** Begin **

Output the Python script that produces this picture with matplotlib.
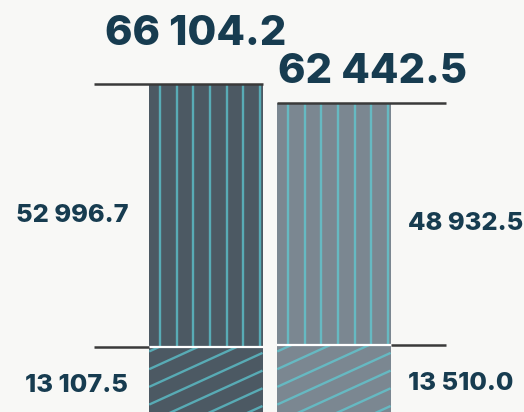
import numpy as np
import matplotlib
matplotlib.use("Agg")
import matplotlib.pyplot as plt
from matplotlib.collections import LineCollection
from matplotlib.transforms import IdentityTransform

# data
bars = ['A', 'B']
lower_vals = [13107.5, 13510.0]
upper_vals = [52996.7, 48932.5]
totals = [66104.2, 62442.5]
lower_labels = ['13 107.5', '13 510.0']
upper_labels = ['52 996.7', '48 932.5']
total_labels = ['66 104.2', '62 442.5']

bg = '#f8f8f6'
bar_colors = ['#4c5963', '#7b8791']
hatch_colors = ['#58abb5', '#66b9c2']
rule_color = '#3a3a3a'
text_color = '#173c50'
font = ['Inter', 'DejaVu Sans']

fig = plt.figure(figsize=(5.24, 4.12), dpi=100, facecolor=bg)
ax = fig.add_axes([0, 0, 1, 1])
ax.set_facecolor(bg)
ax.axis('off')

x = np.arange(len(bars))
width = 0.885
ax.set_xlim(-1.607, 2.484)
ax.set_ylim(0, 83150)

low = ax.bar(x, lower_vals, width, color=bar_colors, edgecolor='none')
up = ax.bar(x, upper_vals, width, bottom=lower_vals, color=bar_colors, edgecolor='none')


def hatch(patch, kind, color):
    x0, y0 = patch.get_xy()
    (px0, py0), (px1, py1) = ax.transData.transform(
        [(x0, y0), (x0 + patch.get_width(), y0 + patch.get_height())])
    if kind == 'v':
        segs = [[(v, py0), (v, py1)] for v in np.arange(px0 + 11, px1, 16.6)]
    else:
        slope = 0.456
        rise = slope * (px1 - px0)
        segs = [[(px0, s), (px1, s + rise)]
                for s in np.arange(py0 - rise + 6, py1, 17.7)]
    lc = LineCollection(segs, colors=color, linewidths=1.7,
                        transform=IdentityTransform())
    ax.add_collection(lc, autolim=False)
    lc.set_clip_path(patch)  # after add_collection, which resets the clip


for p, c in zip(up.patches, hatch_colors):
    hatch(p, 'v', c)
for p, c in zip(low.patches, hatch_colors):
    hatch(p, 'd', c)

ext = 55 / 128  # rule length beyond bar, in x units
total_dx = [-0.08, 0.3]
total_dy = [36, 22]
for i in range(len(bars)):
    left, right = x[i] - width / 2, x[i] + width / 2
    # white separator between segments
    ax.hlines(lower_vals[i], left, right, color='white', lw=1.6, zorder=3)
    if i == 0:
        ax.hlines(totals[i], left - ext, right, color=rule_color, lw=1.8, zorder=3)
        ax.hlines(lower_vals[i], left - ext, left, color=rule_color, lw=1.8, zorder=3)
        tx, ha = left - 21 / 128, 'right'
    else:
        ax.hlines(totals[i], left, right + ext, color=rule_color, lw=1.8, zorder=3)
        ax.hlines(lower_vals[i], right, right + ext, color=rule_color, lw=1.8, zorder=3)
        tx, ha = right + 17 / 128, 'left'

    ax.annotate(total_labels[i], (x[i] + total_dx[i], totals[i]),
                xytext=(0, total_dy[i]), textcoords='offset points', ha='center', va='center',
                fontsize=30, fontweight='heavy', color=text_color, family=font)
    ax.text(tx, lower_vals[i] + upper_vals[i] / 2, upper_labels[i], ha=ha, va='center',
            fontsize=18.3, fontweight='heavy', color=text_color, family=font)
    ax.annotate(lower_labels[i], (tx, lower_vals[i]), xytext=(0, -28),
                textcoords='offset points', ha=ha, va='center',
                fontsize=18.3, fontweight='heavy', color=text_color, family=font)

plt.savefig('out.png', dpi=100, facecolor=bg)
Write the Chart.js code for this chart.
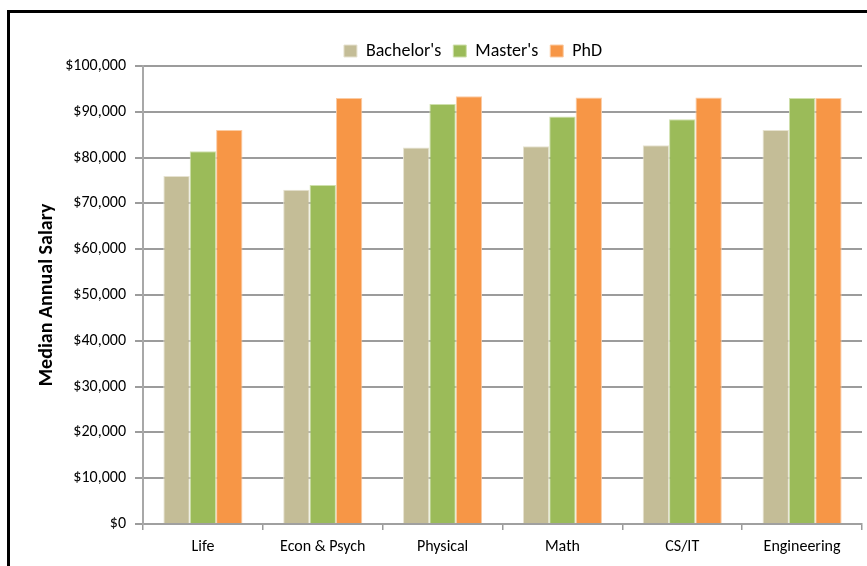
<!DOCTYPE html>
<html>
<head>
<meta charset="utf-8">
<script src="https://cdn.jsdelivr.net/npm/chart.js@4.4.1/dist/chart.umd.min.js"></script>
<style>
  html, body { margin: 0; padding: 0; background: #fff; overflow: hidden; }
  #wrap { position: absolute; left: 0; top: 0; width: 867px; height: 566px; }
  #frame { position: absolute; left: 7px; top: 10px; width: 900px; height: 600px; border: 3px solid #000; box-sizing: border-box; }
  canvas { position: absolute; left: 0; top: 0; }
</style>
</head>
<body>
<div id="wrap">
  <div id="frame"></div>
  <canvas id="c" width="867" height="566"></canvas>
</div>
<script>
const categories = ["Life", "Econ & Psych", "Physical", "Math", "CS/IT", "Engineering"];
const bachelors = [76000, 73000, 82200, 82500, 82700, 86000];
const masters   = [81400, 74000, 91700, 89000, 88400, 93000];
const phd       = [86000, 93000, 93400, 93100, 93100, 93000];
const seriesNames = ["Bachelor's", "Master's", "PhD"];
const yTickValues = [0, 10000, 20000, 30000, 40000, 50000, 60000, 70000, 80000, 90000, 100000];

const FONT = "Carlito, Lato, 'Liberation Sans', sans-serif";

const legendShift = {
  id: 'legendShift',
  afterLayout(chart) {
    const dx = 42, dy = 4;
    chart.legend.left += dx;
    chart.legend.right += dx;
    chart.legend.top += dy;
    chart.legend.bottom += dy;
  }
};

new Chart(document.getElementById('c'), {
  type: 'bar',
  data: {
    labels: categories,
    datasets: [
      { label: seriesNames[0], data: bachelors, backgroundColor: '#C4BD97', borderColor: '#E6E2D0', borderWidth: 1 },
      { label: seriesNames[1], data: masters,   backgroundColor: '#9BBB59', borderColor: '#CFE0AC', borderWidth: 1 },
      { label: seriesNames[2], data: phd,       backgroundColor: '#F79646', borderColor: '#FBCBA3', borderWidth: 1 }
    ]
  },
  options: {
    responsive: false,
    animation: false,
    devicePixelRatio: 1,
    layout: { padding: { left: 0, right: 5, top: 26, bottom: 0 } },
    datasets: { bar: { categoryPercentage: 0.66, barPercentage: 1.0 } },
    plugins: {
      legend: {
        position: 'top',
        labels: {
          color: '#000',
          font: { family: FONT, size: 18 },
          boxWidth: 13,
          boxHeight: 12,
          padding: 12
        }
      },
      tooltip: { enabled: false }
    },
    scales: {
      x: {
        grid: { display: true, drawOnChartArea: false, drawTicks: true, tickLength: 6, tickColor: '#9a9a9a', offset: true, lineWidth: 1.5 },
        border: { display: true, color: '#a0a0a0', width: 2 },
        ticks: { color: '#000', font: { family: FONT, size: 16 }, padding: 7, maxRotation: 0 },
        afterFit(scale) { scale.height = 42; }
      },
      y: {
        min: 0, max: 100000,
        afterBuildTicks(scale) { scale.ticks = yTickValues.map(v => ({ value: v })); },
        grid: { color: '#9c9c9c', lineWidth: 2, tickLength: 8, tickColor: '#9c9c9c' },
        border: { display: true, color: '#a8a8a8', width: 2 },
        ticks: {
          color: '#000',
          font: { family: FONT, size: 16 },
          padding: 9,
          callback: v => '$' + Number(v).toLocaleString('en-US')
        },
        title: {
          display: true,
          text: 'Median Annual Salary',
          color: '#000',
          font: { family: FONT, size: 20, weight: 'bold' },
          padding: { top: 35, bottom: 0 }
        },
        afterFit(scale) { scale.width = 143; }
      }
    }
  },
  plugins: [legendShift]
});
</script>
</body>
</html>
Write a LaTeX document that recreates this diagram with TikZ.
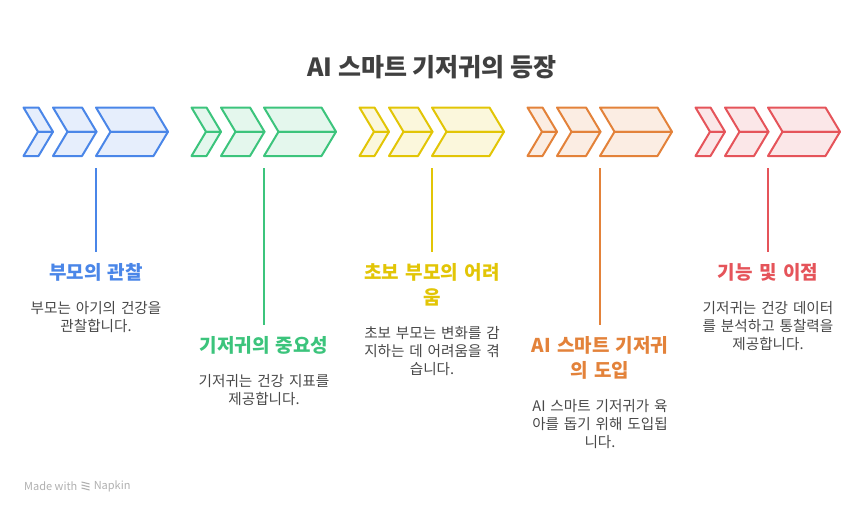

** End **

§ **Exercise brief**
Reproduce the records, all of them, word for word; omit the pictures.

§ **Worked answer**
Output the Python script that produces this picture with matplotlib.
import numpy as np
import matplotlib
matplotlib.use("Agg")
import matplotlib.pyplot as plt
from matplotlib.collections import LineCollection
from matplotlib.transforms import IdentityTransform

# data
bars = ['A', 'B']
lower_vals = [13107.5, 13510.0]
upper_vals = [52996.7, 48932.5]
totals = [66104.2, 62442.5]
lower_labels = ['13 107.5', '13 510.0']
upper_labels = ['52 996.7', '48 932.5']
total_labels = ['66 104.2', '62 442.5']

bg = '#f8f8f6'
bar_colors = ['#4c5963', '#7b8791']
hatch_colors = ['#58abb5', '#66b9c2']
rule_color = '#3a3a3a'
text_color = '#173c50'
font = ['Inter', 'DejaVu Sans']

fig = plt.figure(figsize=(5.24, 4.12), dpi=100, facecolor=bg)
ax = fig.add_axes([0, 0, 1, 1])
ax.set_facecolor(bg)
ax.axis('off')

x = np.arange(len(bars))
width = 0.885
ax.set_xlim(-1.607, 2.484)
ax.set_ylim(0, 83150)

low = ax.bar(x, lower_vals, width, color=bar_colors, edgecolor='none')
up = ax.bar(x, upper_vals, width, bottom=lower_vals, color=bar_colors, edgecolor='none')


def hatch(patch, kind, color):
    x0, y0 = patch.get_xy()
    (px0, py0), (px1, py1) = ax.transData.transform(
        [(x0, y0), (x0 + patch.get_width(), y0 + patch.get_height())])
    if kind == 'v':
        segs = [[(v, py0), (v, py1)] for v in np.arange(px0 + 11, px1, 16.6)]
    else:
        slope = 0.456
        rise = slope * (px1 - px0)
        segs = [[(px0, s), (px1, s + rise)]
                for s in np.arange(py0 - rise + 6, py1, 17.7)]
    lc = LineCollection(segs, colors=color, linewidths=1.7,
                        transform=IdentityTransform())
    ax.add_collection(lc, autolim=False)
    lc.set_clip_path(patch)  # after add_collection, which resets the clip


for p, c in zip(up.patches, hatch_colors):
    hatch(p, 'v', c)
for p, c in zip(low.patches, hatch_colors):
    hatch(p, 'd', c)

ext = 55 / 128  # rule length beyond bar, in x units
total_dx = [-0.08, 0.3]
total_dy = [36, 22]
for i in range(len(bars)):
    left, right = x[i] - width / 2, x[i] + width / 2
    # white separator between segments
    ax.hlines(lower_vals[i], left, right, color='white', lw=1.6, zorder=3)
    if i == 0:
        ax.hlines(totals[i], left - ext, right, color=rule_color, lw=1.8, zorder=3)
        ax.hlines(lower_vals[i], left - ext, left, color=rule_color, lw=1.8, zorder=3)
        tx, ha = left - 21 / 128, 'right'
    else:
        ax.hlines(totals[i], left, right + ext, color=rule_color, lw=1.8, zorder=3)
        ax.hlines(lower_vals[i], right, right + ext, color=rule_color, lw=1.8, zorder=3)
        tx, ha = right + 17 / 128, 'left'

    ax.annotate(total_labels[i], (x[i] + total_dx[i], totals[i]),
                xytext=(0, total_dy[i]), textcoords='offset points', ha='center', va='center',
                fontsize=30, fontweight='heavy', color=text_color, family=font)
    ax.text(tx, lower_vals[i] + upper_vals[i] / 2, upper_labels[i], ha=ha, va='center',
            fontsize=18.3, fontweight='heavy', color=text_color, family=font)
    ax.annotate(lower_labels[i], (tx, lower_vals[i]), xytext=(0, -28),
                textcoords='offset points', ha=ha, va='center',
                fontsize=18.3, fontweight='heavy', color=text_color, family=font)

plt.savefig('out.png', dpi=100, facecolor=bg)
Write the Chart.js code for this chart.
<!DOCTYPE html>
<html>
<head>
<meta charset="utf-8">
<script src="https://cdn.jsdelivr.net/npm/chart.js@4.4.1/dist/chart.umd.min.js"></script>
<style>
  html, body { margin: 0; padding: 0; background: #fff; overflow: hidden; }
  #wrap { position: absolute; left: 0; top: 0; width: 867px; height: 566px; }
  #frame { position: absolute; left: 7px; top: 10px; width: 900px; height: 600px; border: 3px solid #000; box-sizing: border-box; }
  canvas { position: absolute; left: 0; top: 0; }
</style>
</head>
<body>
<div id="wrap">
  <div id="frame"></div>
  <canvas id="c" width="867" height="566"></canvas>
</div>
<script>
const categories = ["Life", "Econ & Psych", "Physical", "Math", "CS/IT", "Engineering"];
const bachelors = [76000, 73000, 82200, 82500, 82700, 86000];
const masters   = [81400, 74000, 91700, 89000, 88400, 93000];
const phd       = [86000, 93000, 93400, 93100, 93100, 93000];
const seriesNames = ["Bachelor's", "Master's", "PhD"];
const yTickValues = [0, 10000, 20000, 30000, 40000, 50000, 60000, 70000, 80000, 90000, 100000];

const FONT = "Carlito, Lato, 'Liberation Sans', sans-serif";

const legendShift = {
  id: 'legendShift',
  afterLayout(chart) {
    const dx = 42, dy = 4;
    chart.legend.left += dx;
    chart.legend.right += dx;
    chart.legend.top += dy;
    chart.legend.bottom += dy;
  }
};

new Chart(document.getElementById('c'), {
  type: 'bar',
  data: {
    labels: categories,
    datasets: [
      { label: seriesNames[0], data: bachelors, backgroundColor: '#C4BD97', borderColor: '#E6E2D0', borderWidth: 1 },
      { label: seriesNames[1], data: masters,   backgroundColor: '#9BBB59', borderColor: '#CFE0AC', borderWidth: 1 },
      { label: seriesNames[2], data: phd,       backgroundColor: '#F79646', borderColor: '#FBCBA3', borderWidth: 1 }
    ]
  },
  options: {
    responsive: false,
    animation: false,
    devicePixelRatio: 1,
    layout: { padding: { left: 0, right: 5, top: 26, bottom: 0 } },
    datasets: { bar: { categoryPercentage: 0.66, barPercentage: 1.0 } },
    plugins: {
      legend: {
        position: 'top',
        labels: {
          color: '#000',
          font: { family: FONT, size: 18 },
          boxWidth: 13,
          boxHeight: 12,
          padding: 12
        }
      },
      tooltip: { enabled: false }
    },
    scales: {
      x: {
        grid: { display: true, drawOnChartArea: false, drawTicks: true, tickLength: 6, tickColor: '#9a9a9a', offset: true, lineWidth: 1.5 },
        border: { display: true, color: '#a0a0a0', width: 2 },
        ticks: { color: '#000', font: { family: FONT, size: 16 }, padding: 7, maxRotation: 0 },
        afterFit(scale) { scale.height = 42; }
      },
      y: {
        min: 0, max: 100000,
        afterBuildTicks(scale) { scale.ticks = yTickValues.map(v => ({ value: v })); },
        grid: { color: '#9c9c9c', lineWidth: 2, tickLength: 8, tickColor: '#9c9c9c' },
        border: { display: true, color: '#a8a8a8', width: 2 },
        ticks: {
          color: '#000',
          font: { family: FONT, size: 16 },
          padding: 9,
          callback: v => '$' + Number(v).toLocaleString('en-US')
        },
        title: {
          display: true,
          text: 'Median Annual Salary',
          color: '#000',
          font: { family: FONT, size: 20, weight: 'bold' },
          padding: { top: 35, bottom: 0 }
        },
        afterFit(scale) { scale.width = 143; }
      }
    }
  },
  plugins: [legendShift]
});
</script>
</body>
</html>
Write a LaTeX document that recreates this diagram with TikZ.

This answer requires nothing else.